[TASK] Retype verbatim only the lines below, starting at the one that contains "Generate a LaTeX" and ending at the one that contains "minimum width=63pt, minimum". Pictures are excluded from the copy.

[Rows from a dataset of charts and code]
::::::::

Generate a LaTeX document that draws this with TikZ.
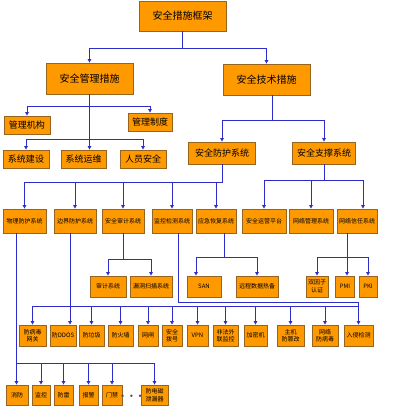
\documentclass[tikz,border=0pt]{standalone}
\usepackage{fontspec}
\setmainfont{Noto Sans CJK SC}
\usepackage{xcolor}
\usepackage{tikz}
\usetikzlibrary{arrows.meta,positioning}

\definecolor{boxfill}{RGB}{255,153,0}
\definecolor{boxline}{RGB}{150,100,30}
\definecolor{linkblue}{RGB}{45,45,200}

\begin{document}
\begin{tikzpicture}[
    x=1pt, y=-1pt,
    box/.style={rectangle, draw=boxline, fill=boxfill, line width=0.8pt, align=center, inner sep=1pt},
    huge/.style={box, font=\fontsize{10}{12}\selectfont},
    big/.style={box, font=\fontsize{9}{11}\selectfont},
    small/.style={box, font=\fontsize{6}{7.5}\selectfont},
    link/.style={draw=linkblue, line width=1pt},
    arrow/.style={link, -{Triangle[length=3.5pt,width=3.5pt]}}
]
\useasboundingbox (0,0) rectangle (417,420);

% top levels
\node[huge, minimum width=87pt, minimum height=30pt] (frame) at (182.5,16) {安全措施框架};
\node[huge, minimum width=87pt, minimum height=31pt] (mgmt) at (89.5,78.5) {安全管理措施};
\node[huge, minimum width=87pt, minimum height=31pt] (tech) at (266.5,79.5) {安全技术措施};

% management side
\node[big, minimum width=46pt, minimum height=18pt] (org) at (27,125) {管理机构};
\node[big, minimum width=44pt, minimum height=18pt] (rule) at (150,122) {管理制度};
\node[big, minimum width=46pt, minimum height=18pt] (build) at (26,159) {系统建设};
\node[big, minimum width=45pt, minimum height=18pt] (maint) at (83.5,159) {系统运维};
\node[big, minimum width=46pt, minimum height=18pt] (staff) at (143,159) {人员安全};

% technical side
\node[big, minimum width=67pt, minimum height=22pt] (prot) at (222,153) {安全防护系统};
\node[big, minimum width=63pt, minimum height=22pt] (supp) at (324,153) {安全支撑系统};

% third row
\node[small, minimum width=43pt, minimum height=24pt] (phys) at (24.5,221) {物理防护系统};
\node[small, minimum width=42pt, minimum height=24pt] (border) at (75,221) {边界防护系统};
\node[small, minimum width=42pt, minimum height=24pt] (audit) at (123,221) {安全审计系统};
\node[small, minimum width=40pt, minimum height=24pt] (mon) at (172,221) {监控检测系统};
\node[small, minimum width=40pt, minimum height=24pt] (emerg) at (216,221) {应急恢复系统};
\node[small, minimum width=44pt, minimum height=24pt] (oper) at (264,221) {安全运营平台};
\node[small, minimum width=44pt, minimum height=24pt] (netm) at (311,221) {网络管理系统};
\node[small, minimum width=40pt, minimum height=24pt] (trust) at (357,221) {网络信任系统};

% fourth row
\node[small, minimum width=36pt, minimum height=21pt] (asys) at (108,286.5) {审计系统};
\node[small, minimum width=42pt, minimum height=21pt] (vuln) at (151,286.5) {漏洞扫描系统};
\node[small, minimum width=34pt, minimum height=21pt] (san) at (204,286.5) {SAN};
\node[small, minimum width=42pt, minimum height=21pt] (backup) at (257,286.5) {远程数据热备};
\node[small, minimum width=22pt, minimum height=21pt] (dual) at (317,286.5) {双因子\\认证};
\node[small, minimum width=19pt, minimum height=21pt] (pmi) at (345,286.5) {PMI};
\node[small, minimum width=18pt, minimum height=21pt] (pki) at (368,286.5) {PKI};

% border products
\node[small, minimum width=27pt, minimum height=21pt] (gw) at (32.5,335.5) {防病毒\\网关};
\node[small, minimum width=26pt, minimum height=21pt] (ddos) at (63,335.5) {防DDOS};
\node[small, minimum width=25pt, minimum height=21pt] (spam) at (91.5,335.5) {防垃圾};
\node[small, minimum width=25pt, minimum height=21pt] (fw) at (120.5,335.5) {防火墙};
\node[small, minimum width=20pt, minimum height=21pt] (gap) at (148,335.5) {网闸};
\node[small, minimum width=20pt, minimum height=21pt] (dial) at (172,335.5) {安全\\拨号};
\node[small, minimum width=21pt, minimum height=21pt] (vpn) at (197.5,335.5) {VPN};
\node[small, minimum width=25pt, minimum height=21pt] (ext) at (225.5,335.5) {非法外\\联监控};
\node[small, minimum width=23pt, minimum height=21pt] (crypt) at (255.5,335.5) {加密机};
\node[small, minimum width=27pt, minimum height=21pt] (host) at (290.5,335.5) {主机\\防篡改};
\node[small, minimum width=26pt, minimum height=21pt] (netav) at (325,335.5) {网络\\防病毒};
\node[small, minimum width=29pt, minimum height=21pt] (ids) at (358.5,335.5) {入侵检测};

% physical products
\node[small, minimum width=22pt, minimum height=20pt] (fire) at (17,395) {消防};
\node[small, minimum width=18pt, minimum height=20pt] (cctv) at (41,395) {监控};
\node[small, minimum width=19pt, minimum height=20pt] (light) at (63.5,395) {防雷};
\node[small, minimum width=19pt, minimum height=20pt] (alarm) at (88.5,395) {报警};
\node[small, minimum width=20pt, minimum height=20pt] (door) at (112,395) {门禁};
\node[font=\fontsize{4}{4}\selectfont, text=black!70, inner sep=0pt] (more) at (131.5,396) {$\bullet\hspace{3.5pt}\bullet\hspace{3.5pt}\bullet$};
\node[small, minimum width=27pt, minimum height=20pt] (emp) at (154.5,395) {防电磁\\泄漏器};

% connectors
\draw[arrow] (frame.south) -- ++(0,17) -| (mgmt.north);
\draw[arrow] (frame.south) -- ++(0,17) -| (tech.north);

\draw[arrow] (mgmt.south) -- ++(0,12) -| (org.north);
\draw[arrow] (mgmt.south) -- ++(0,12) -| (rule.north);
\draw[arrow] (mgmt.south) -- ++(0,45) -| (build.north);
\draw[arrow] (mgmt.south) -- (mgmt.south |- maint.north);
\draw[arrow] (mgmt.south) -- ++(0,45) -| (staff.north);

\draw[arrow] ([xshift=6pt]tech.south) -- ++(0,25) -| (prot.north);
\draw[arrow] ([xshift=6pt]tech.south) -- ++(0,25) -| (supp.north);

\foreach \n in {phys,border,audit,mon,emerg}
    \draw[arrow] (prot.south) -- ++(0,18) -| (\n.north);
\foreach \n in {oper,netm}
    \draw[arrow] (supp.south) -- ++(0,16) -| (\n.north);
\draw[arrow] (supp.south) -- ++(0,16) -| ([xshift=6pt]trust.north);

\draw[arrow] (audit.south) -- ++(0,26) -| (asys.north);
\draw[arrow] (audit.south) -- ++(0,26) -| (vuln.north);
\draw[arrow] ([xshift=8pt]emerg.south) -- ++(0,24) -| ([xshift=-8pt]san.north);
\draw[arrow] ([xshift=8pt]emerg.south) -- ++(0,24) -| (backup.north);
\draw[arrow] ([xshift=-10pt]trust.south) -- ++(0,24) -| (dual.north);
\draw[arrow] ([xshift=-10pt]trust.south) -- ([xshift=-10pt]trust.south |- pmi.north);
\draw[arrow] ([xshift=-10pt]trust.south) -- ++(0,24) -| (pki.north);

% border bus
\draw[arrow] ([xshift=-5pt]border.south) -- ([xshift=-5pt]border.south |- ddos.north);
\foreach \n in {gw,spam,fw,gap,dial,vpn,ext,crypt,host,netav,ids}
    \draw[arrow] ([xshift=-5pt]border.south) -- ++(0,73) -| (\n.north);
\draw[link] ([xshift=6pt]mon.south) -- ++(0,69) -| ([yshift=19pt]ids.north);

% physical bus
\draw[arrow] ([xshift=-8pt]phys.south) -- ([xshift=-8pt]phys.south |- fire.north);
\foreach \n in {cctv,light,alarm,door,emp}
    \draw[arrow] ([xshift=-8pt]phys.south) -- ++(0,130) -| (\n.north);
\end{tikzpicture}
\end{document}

::::::::

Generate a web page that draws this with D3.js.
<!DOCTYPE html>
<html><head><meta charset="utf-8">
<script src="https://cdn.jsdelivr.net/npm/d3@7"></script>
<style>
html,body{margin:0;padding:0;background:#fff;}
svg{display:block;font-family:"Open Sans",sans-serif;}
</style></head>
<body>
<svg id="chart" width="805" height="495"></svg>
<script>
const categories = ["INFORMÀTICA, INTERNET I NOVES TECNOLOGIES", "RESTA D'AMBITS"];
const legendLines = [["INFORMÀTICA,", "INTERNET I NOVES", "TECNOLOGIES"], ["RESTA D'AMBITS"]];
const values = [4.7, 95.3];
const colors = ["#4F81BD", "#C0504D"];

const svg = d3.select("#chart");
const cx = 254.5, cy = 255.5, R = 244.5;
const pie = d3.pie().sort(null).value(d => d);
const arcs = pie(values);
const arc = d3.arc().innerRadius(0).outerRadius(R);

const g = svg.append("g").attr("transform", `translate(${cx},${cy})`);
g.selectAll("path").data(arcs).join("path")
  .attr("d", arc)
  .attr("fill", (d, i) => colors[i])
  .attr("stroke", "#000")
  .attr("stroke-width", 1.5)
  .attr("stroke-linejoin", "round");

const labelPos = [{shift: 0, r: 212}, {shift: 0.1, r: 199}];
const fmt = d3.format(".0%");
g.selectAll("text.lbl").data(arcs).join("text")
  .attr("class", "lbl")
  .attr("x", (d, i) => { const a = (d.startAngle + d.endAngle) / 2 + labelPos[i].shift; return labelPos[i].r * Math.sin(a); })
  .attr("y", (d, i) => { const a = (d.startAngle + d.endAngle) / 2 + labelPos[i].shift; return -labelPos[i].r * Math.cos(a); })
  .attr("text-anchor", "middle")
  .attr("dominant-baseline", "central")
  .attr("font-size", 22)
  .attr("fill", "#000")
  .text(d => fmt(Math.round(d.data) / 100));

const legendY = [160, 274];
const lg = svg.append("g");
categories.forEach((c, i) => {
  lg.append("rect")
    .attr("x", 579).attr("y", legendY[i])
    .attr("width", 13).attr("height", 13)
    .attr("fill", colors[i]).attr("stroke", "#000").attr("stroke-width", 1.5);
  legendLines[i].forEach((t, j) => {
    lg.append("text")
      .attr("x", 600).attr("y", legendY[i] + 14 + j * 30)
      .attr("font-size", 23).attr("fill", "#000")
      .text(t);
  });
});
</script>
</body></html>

::::::::

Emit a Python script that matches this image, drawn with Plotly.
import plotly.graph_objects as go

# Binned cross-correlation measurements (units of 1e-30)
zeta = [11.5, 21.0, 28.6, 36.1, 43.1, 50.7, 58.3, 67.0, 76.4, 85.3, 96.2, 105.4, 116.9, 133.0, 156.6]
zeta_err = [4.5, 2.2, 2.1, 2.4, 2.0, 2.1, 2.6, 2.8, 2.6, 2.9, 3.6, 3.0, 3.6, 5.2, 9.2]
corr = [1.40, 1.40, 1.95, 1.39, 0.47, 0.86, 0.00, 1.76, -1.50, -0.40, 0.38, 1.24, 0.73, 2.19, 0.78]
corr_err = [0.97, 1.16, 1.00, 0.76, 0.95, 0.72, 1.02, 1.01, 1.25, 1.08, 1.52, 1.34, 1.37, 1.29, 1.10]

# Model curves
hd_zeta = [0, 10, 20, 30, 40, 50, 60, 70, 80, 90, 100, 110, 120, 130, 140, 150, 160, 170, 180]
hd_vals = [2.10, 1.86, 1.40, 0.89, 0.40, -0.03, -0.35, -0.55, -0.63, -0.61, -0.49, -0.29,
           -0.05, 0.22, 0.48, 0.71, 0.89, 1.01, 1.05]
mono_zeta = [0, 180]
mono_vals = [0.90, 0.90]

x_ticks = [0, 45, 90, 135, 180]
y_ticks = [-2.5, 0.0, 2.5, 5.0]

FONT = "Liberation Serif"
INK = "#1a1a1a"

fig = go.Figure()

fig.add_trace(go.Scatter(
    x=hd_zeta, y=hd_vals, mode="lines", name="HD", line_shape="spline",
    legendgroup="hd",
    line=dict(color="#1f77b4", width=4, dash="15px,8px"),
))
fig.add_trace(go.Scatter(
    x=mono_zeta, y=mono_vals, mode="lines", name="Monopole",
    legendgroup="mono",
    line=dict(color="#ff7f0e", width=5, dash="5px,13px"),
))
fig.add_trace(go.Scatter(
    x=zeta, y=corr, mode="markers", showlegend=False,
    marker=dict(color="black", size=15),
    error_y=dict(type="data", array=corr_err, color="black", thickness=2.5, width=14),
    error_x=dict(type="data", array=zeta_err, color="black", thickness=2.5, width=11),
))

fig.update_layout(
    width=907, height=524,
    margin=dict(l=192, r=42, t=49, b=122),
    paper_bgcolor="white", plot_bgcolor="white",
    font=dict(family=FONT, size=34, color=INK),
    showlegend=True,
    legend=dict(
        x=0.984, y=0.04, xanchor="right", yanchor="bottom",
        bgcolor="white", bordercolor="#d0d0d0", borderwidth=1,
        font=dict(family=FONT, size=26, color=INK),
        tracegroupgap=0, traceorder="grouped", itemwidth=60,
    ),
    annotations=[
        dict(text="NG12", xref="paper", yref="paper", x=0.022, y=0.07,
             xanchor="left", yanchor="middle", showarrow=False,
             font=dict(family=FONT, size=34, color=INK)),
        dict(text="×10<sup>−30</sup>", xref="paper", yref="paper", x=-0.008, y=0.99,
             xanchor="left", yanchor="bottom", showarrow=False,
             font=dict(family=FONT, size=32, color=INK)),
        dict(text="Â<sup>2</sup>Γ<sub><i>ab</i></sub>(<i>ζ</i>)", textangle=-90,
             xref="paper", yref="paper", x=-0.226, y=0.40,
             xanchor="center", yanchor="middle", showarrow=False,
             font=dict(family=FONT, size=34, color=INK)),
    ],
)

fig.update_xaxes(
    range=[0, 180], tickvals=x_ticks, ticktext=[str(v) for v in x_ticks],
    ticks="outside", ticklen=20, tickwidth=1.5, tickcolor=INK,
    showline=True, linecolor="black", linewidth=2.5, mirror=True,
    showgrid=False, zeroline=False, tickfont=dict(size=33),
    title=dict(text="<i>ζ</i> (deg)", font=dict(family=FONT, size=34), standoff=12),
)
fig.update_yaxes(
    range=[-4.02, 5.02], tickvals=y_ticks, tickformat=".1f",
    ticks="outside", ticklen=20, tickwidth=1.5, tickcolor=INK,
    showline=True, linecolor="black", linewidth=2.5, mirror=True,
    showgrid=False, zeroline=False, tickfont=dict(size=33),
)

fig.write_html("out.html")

::::::::

[EXERCISE ANSWER]
Generate a LaTeX document that draws this with TikZ.
\documentclass[tikz,border=0pt]{standalone}
\usepackage{fontspec}
\setmainfont{Noto Sans CJK SC}
\usepackage{xcolor}
\usepackage{tikz}
\usetikzlibrary{arrows.meta,positioning}

\definecolor{boxfill}{RGB}{255,153,0}
\definecolor{boxline}{RGB}{150,100,30}
\definecolor{linkblue}{RGB}{45,45,200}

\begin{document}
\begin{tikzpicture}[
    x=1pt, y=-1pt,
    box/.style={rectangle, draw=boxline, fill=boxfill, line width=0.8pt, align=center, inner sep=1pt},
    huge/.style={box, font=\fontsize{10}{12}\selectfont},
    big/.style={box, font=\fontsize{9}{11}\selectfont},
    small/.style={box, font=\fontsize{6}{7.5}\selectfont},
    link/.style={draw=linkblue, line width=1pt},
    arrow/.style={link, -{Triangle[length=3.5pt,width=3.5pt]}}
]
\useasboundingbox (0,0) rectangle (417,420);

% top levels
\node[huge, minimum width=87pt, minimum height=30pt] (frame) at (182.5,16) {安全措施框架};
\node[huge, minimum width=87pt, minimum height=31pt] (mgmt) at (89.5,78.5) {安全管理措施};
\node[huge, minimum width=87pt, minimum height=31pt] (tech) at (266.5,79.5) {安全技术措施};

% management side
\node[big, minimum width=46pt, minimum height=18pt] (org) at (27,125) {管理机构};
\node[big, minimum width=44pt, minimum height=18pt] (rule) at (150,122) {管理制度};
\node[big, minimum width=46pt, minimum height=18pt] (build) at (26,159) {系统建设};
\node[big, minimum width=45pt, minimum height=18pt] (maint) at (83.5,159) {系统运维};
\node[big, minimum width=46pt, minimum height=18pt] (staff) at (143,159) {人员安全};

% technical side
\node[big, minimum width=67pt, minimum height=22pt] (prot) at (222,153) {安全防护系统};
\node[big, minimum width=63pt, minimum height=22pt] (supp) at (324,153) {安全支撑系统};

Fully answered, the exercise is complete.